Remarquez, en terminant, les trois phases de l'histoire du fils prodigue. D'abord, il veut jouir pour lui-même, s'en va loin de son père et ne trouve que misère. Ensuite, il revient à lui-même, et alors n'est occupé que de lui-même: «je me lèverai», «j'irai», «je dirai;» c'était bien, mais cela ne lui donnait ni paix, ni pardon, ni assurance. Il n'avait aucune certitude d'être reçu, même comme un mercenaire. Mais quand il est dans les bras de son père, il en a fini avec lui-même, il a reconnu son péché, et c'était bien. Dans les bras du père, couvert de ses baisers, revêtu de la plus belle robe, il n'est plus question de lui, mais de son père seulement et des bienfaits dont son père le comble. Ainsi, chers amis, en est-il de nous. Aussi longtemps que vous vous occupez de vous, de ce que vous direz et ferez pour approcher de Dieu, vous n'aurez ni paix, ni assurance. Il faut en finir avec vous-mêmes, «et cette fin vous la trouvez dans l'amour de Dieu, à la croix de Christ, où vous voyez que Dieu a fait tout pour vous. Oh! comme Paul, qui était une brebis perdue, cherchée et trouvée, devenu fils de Dieu et revêtir de la plus belle robe, après avoir été un blasphémateur et un persécuteur, comme Paul était vraiment sorti de lui-même, avait compris qu'il en avait fini avec lui-même, quand il s'écriait: «Je ne vis plus moi… je vis dans la foi au Fils de Dieu qui m'a aimé, et qui s'est livré lui-même pour moi» (Galates 2: 20). Puissiez-vous tous, chers amis, avoir trouvé la fin de vous-mêmes auprès de Dieu, dans son amour; la fin de vos péchés, de vos tourments, de vos doutes, de vos efforts pour atteindre ce qui est hors de votre portée — je veux dire une position assurée devant Dieu, pour vous reposer pleinement dans ses bras.
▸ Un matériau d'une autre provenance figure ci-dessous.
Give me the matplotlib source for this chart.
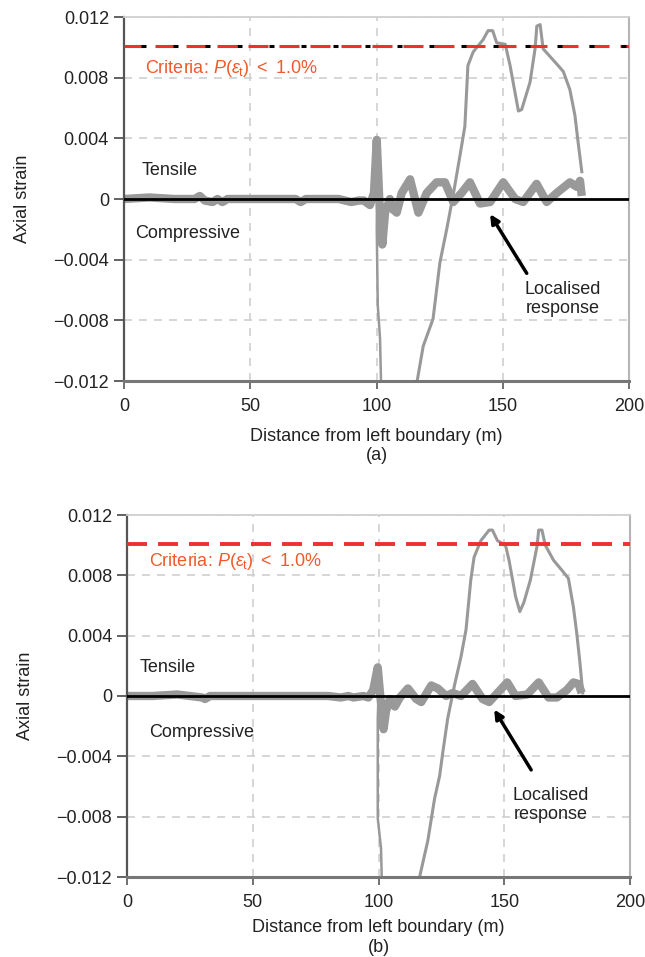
import numpy as np
import matplotlib
matplotlib.use('Agg')
import matplotlib.pyplot as plt

# ---- data ----
x_ticks = [0, 50, 100, 150, 200]
y_ticks = [-0.012, -0.008, -0.004, 0, 0.004, 0.008, 0.012]
y_tick_labels = ['\u22120.012', '\u22120.008', '\u22120.004', '0', '0.004', '0.008', '0.012']
criteria = 0.0101

# (a) mean strain band
band_x_a = [0, 10, 20, 28, 30, 32, 35, 37, 39, 41, 55, 68, 70, 72, 85, 90, 93, 95, 97.4, 99, 100.1,
            101.1, 102.3, 103.4, 105.3, 106.6, 108, 110, 113.3, 116.6, 119.9, 123.8, 127.1, 130.4,
            133.7, 137, 141, 145, 150.2, 154.9, 158.1, 163.4, 167.4, 171.4, 176.6, 179.3, 180.6, 181.3]
band_y_a = [0, 0.0001, 0, 0, 0.0002, -0.0001, -0.0002, 0, -0.0002, 0, 0, 0, -0.0002, 0, 0, -0.0002,
            -0.0001, -0.0001, -0.0004, 0.0004, 0.0039, 0.0, -0.003, -0.0009, 0, -0.0007, -0.0009,
            0.0004, 0.0013, -0.0009, 0.0004, 0.0011, 0.0011, -0.0002, 0.0004, 0.0011, -0.0003,
            -0.0002, 0.0011, 0, -0.0002, 0.001, -0.0002, 0.0004, 0.0011, 0.0008, 0.0012, 0.0002]
# (a) upper response curve
env_x_a = [116.0, 118.5, 122.4, 125.1, 127.8, 130.3, 133.0, 135.0, 136.2, 138.3, 142.2, 144.2, 146.0,
           147.6, 151.0, 152.9, 156.2, 157.5, 160.8, 162.8, 163.5, 164.8, 166.0, 171.4, 174.0, 176.6,
           178.6, 179.8, 181.3]
env_y_a = [-0.0121, -0.0097, -0.0079, -0.0042, -0.0020, 0.0002, 0.0028, 0.0048, 0.0088, 0.0097, 0.0105,
           0.0111, 0.0111, 0.0103, 0.0102, 0.0088, 0.0058, 0.0059, 0.0077, 0.0099, 0.0114, 0.0115,
           0.0099, 0.0089, 0.0084, 0.0072, 0.0055, 0.0038, 0.0018]
drop_x_a = [100.2, 100.1, 100.5, 101.4, 101.8]
drop_y_a = [0.0, -0.002, -0.007, -0.0092, -0.0121]

# (b)
band_x_b = [0, 10, 20, 30, 31, 33, 50, 70, 80, 85, 88, 90, 94, 96, 97.9, 99.7, 100.6, 102, 103, 104.5,
            106.5, 108.5, 111.7, 115, 117, 121, 123.6, 126.9, 129.5, 132.8, 137.4, 141.4, 144, 147.3,
            151.2, 154.5, 159.1, 163.7, 167.6, 170.9, 174.9, 177.5, 179.5, 180.8]
band_y_b = [0, 0, 0.0001, -0.0001, -0.0002, 0, 0, 0, 0, -0.0001, 0, -0.0001, 0, -0.0001, 0.0004,
            0.0019, 0.0002, -0.0022, -0.001, -0.0002, -0.0007, -0.0001, 0.0005, -0.0002, -0.0004,
            0.0007, 0.0005, 0, 0.0002, 0, 0.0008, -0.0002, -0.0004, 0.0002, 0.0009, 0, 0.0001,
            0.0009, -0.0001, -0.0001, 0.0004, 0.0009, 0.0008, 0.0002]
env_x_b = [116.2, 119.6, 122.3, 124.3, 125.6, 127.5, 130.2, 132.8, 134.8, 136.7, 138.0, 140.7, 144.0,
           145.3, 147.3, 150.5, 151.9, 154.5, 156.2, 157.8, 160.4, 163.0, 163.7, 165.0, 166.3, 169.6,
           173.6, 175.5, 177.5, 178.8, 180.1, 181.2]
env_y_b = [-0.0121, -0.0096, -0.0068, -0.0053, -0.0037, -0.0015, 0.0007, 0.0026, 0.0044, 0.0077,
           0.0092, 0.0103, 0.0110, 0.0110, 0.0103, 0.0100, 0.0090, 0.0066, 0.0056, 0.0062, 0.0077,
           0.0099, 0.0110, 0.0110, 0.0100, 0.0090, 0.0082, 0.0078, 0.0059, 0.0042, 0.0022, 0.0002]
drop_x_b = [100.0, 99.7, 99.7, 101.0, 101.3]
drop_y_b = [0.0, -0.0015, -0.0081, -0.0101, -0.0121]

plt.rcParams['font.family'] = ['Liberation Sans', 'DejaVu Sans']
plt.rcParams['mathtext.fontset'] = 'custom'
plt.rcParams['mathtext.rm'] = 'Liberation Sans'
plt.rcParams['mathtext.it'] = 'Liberation Sans:italic'
plt.rcParams['lines.scale_dashes'] = False

FS = 13
TXT = '#222222'
GREY = '#999999'
px = 0.72  # points per pixel at dpi 100

fig = plt.figure(figsize=(6.45, 9.57), dpi=100)
ax1 = fig.add_axes([124/645, 1-381/957, 505/645, 364/957])
ax2 = fig.add_axes([127/645, 1-877/957, 503/645, 362/957])

panels = [
    (ax1, band_x_a, band_y_a, env_x_a, env_y_a, drop_x_a, drop_y_a, '(a)', 455,
     dict(crit=(8.3, 0.0086), tens=(7, 0.0019), comp=(4.4, -0.0023),
          head=(145, -0.001), tail=(159.5, -0.0049), loc=(173.9, -0.0066)), True),
    (ax2, band_x_b, band_y_b, env_x_b, env_y_b, drop_x_b, drop_y_b, '(b)', 947,
     dict(crit=(8.9, 0.0089), tens=(5.2, 0.0019), comp=(8.8, -0.0024),
          head=(146, -0.0009), tail=(160.7, -0.0049), loc=(168.6, -0.0072)), False),
]

for ax, bx, by, ex, ey, dx, dy, tag, tag_y, pos, artefact in panels:
    ax.set_xlim(0, 200)
    ax.set_ylim(-0.012, 0.012)
    ax.set_xticks(x_ticks)
    ax.set_yticks(y_ticks)
    ax.set_yticklabels(y_tick_labels)
    ax.tick_params(axis='y', length=10*px, width=1.3, color='#555555', pad=5*px,
                   labelsize=FS, labelcolor=TXT)
    ax.tick_params(axis='x', length=8*px, width=1.3, color='#666666', pad=9*px,
                   labelsize=FS, labelcolor=TXT)
    ax.grid(True, color='#cfcfcf', lw=1.2, linestyle=(0, (8*px, 7*px)), zorder=0)
    ax.set_axisbelow(True)
    ax.spines['top'].set_color('#d0d0d0')
    ax.spines['right'].set_color('#b5b5b5')
    ax.spines['left'].set_color('#555555')
    ax.spines['bottom'].set_color('#777777')
    ax.spines['top'].set_linewidth(1.3)
    ax.spines['right'].set_linewidth(1.5)
    ax.spines['left'].set_linewidth(1.6)
    ax.spines['bottom'].set_linewidth(2.2)

    ax.plot(bx, by, color=GREY, lw=6.0, solid_joinstyle='round', solid_capstyle='butt', zorder=2)
    ax.plot(ex, ey, color=GREY, lw=2.2, zorder=2)
    ax.plot(dx, dy, color=GREY, lw=1.8, zorder=2)
    ax.axhline(0, color='black', lw=2.0, zorder=3)

    lw_red = 2.2 if artefact else 2.8
    ax.axhline(criteria, color='#ee3030', lw=lw_red, linestyle=(0, (20*px, 11*px)), zorder=4)
    if artefact:
        ax.axhline(criteria, color='black', lw=lw_red,
                   linestyle=(15*px, (5*px, 27*px)), zorder=5)

    ax.text(*pos['crit'], r'Criteria: $P(\varepsilon_{\mathrm{t}})$ $<$ 1.0%', color='#f05a2a',
            fontsize=FS, ha='left', va='center')
    ax.text(*pos['tens'], 'Tensile', color=TXT, fontsize=FS, ha='left', va='center')
    ax.text(*pos['comp'], 'Compressive', color=TXT, fontsize=FS, ha='left', va='center')
    ax.annotate('', xy=pos['head'], xytext=pos['tail'],
                arrowprops=dict(arrowstyle='-|>', color='black', lw=2.5, mutation_scale=13,
                                shrinkA=0, shrinkB=0), zorder=6)
    ax.text(*pos['loc'], 'Localised\nresponse', color=TXT, fontsize=FS, ha='center',
            va='center', linespacing=1.15)

    ax.set_xlabel('Distance from left boundary (m)', fontsize=FS, color=TXT)
    ax.set_ylabel('Axial strain', fontsize=FS, color=TXT)
    ax.yaxis.set_label_coords(-0.185, 0.5)
    bb = ax.get_position()
    fig.text(bb.x0 + bb.width/2, 1 - tag_y/957, tag, fontsize=FS, color=TXT,
             ha='center', va='center')

ax1.xaxis.set_label_coords(0.5, -0.128)
ax2.xaxis.set_label_coords(0.5, -0.117)

fig.savefig('out.png', dpi=100)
Un mot encore touchant le fils aîné. C'est le triste arrière-plan de cet heureux tableau. La maison retentit des chants et de la danse; tout n'est que joie provenant de la grâce et de l'amour qui a reçu celui qui était perdu. Mais lui, sombre et mécontent, ne connaît pas la grâce et ne veut pas en jouir. Il représente ceux qui veulent par eux-mêmes se faire bien venir de Dieu et estiment, par leurs bonnes oeuvres, avoir un droit sur lui: «Voilà tant d'années que je te sers, et jamais je n'ai transgressé ton commandement», et qui accusent Dieu d'injustice de ne pas les récompenser selon ce qu'ils estiment leurs mérites — aussi ceux-là ne connaissent-ils pas la joie qui provient de l'exercice de la grâce; ils s'excluent eux-mêmes de ce bonheur; ils refusent d'entrer. Quelle folie est la leur! Plus on connaît sa propre misère, plus on est capable de connaître et de goûter la grâce; et mieux on apprécie la grâce, plus le coeur se dilate et est heureux.

Puissions-nous la connaître toujours mieux, cette grâce qui règne par la justice, qui s'exerce justement envers le pécheur, parce que Dieu a été pleinement satisfait et glorifié par le Seigneur Jésus Christ.